Roger Ebert does not believe that Alex is either, and in his review of the film, he writes, "Alex has not been made into a sadistic rapist by society, not by his parents, not by the police state, not by centralization and not by creeping fascism - but by the producer, director, and writer of this film - Stanley Kubrick." Ebert goes on to describe the multitude of ways that he believes Kubrick celebrates Alex's horrible actions. Film scholar Janet Staiger agrees, writing that Alex "is given too many rationales for his behavior (bad parents, bad friends, bad social workers)..." (MacDougal 49).

The famous Cat Lady sequence could serve as an example of Roger Ebert's accusations against Kubrick. As the Cat Lady swings a bust of Beethoven at Alex, trying to scare him out of her home, the camera stays on Alex as he dances around with the giant penis sculpture. "When he rams the penis sculpture into the Cat Lady, the viewer watches it from Alex's perspective, forced to assent in Alex's anger against the snobbery and privilege of an eccentric lady who sees a giant penis as art." (MacDougal 91).

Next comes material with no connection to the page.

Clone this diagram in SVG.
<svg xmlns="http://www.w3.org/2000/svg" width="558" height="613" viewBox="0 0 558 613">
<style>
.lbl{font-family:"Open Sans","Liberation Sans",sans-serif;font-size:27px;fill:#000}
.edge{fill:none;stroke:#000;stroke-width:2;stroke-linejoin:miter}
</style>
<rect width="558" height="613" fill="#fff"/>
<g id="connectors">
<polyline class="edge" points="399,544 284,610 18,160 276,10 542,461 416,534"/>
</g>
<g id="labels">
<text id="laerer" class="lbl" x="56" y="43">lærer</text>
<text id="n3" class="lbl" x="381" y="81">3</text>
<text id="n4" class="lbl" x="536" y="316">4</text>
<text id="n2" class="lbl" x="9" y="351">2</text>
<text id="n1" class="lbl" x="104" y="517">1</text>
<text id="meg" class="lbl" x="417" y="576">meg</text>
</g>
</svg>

Additionally, Kubrick's use of the wide-angle lens in this scene makes "the objects in the center of the screen look normal, but those on the edges tend to slant outward and upward" (Ebert). Therefore, like in the Korova Milk Bar scene that opens the film, Alex looks normal, but everything around him looks like a "crazy house of weird people out to get him." Cat Lady looks (and sounds) like a monster by the time Alex shoves the giant penis onto her head, and Kubrick's quick cutaway to a series of pop-art images dilutes the brutality of what Alex has just done - which Kubrick likely intended to mirror the detachment Alex feels towards his victims, but it also has the effect of shielding the viewer from the violent image and, some may argue, condoning it.